SET PROBLEM —
Your output is the lines from the first one to the one containing "from bokeh.resources import INLINE", repeated exactly, with images left out.

Start of STORED ROWS

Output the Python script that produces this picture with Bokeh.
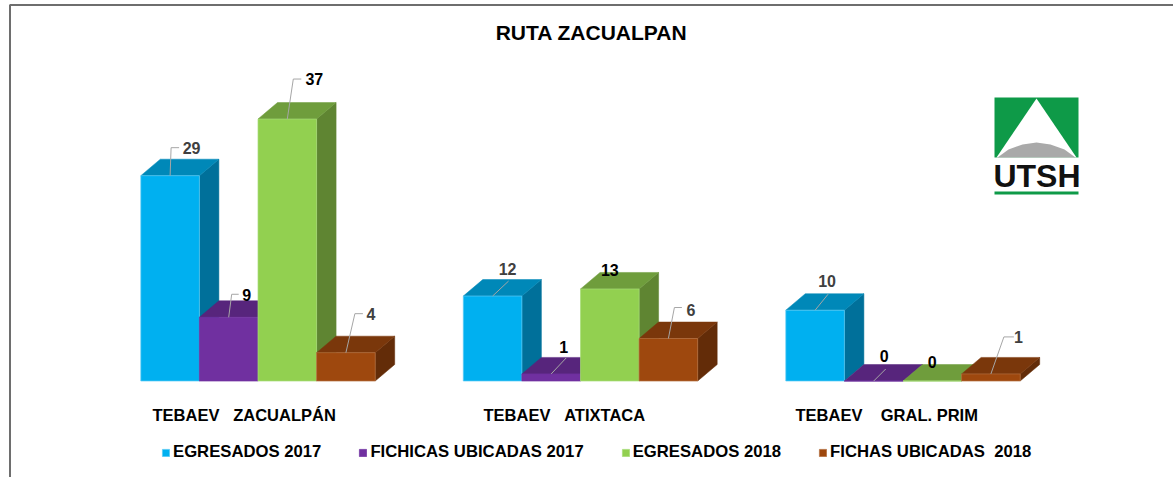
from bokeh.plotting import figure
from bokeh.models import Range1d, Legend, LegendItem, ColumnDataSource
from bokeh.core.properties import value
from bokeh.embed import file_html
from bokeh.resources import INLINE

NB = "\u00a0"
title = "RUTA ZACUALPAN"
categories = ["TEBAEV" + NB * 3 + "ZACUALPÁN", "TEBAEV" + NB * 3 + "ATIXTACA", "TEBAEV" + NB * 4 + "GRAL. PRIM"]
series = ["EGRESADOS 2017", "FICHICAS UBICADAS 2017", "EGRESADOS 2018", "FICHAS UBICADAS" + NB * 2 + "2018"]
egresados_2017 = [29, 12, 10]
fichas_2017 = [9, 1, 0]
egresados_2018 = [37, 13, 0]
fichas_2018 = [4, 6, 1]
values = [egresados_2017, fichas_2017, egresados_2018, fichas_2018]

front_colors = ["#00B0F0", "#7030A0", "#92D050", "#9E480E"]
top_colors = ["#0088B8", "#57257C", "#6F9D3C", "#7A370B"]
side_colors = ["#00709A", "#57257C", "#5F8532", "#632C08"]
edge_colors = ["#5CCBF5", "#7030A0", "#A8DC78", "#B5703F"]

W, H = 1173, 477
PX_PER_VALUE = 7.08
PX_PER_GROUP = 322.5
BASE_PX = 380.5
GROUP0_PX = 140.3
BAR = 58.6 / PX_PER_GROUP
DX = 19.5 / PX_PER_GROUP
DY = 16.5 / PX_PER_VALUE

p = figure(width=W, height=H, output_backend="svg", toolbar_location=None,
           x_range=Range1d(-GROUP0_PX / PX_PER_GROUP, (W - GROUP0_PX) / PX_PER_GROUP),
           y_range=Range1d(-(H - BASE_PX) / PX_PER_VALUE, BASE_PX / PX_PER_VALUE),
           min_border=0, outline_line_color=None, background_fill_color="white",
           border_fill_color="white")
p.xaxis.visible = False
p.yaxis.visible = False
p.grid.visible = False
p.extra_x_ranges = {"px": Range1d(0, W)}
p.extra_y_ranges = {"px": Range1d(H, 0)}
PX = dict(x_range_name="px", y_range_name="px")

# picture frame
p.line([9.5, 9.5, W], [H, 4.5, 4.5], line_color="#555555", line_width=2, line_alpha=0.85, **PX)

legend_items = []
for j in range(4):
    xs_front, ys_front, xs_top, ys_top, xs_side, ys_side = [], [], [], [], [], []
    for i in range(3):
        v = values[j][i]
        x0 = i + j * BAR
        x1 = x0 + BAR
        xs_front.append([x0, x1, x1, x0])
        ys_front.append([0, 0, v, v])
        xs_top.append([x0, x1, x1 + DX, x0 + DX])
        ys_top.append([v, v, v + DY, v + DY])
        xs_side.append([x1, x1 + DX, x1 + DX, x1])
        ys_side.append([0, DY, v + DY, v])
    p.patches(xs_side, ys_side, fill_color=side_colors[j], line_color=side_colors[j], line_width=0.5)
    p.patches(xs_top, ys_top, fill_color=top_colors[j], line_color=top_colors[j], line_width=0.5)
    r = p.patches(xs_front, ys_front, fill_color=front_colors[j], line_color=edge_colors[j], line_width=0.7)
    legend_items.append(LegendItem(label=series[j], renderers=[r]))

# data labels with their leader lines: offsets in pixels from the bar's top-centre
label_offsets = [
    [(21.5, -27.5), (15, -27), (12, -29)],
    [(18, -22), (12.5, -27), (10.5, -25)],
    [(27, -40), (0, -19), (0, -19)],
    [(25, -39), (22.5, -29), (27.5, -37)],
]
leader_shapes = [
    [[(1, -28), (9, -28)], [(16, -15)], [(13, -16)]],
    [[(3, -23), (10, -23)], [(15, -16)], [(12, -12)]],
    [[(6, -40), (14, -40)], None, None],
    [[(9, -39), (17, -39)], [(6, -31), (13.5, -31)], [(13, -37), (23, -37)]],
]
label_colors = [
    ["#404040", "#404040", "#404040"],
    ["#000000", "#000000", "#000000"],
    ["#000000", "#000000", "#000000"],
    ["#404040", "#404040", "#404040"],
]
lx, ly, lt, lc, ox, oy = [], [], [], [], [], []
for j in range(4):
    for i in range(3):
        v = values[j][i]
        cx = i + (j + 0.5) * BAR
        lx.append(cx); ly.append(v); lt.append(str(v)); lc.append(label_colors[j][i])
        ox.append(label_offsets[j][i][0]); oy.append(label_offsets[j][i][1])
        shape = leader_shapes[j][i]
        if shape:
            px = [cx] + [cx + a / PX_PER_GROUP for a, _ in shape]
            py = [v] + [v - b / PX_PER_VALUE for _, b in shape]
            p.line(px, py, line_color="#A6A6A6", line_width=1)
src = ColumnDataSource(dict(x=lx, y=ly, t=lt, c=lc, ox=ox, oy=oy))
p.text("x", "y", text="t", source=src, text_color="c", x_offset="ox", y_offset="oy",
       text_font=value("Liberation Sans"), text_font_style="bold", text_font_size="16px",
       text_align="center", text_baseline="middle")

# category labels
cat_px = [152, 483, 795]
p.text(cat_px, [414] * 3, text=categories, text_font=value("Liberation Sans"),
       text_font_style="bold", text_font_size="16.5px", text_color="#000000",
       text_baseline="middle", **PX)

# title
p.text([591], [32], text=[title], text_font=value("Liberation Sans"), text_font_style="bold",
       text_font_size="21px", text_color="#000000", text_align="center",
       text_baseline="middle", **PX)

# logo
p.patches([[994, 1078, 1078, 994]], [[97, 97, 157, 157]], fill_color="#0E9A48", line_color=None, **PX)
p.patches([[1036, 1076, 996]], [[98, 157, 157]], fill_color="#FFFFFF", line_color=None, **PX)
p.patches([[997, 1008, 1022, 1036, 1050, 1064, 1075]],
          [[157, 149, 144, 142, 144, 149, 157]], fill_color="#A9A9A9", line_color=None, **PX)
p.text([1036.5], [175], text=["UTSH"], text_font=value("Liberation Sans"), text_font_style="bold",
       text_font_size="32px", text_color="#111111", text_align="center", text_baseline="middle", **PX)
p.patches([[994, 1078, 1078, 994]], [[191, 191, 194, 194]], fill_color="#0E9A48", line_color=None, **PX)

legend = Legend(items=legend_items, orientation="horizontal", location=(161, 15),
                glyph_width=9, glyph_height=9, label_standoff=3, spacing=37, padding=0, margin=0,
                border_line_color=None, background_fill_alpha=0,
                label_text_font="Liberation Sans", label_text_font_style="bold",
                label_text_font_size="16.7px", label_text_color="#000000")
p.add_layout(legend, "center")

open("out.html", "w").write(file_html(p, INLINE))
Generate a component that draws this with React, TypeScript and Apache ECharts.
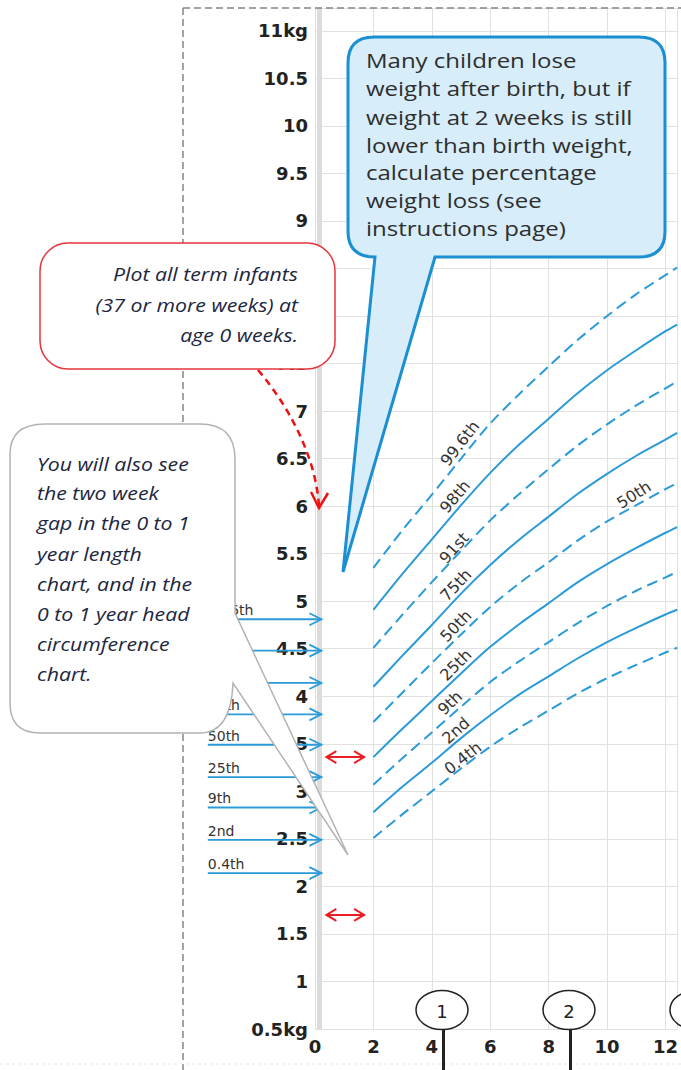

End of STORED ROWS

WRITTEN ANSWER —
Output the Python script that produces this picture with Bokeh.
from bokeh.plotting import figure
from bokeh.models import Range1d, Legend, LegendItem, ColumnDataSource
from bokeh.core.properties import value
from bokeh.embed import file_html
from bokeh.resources import INLINE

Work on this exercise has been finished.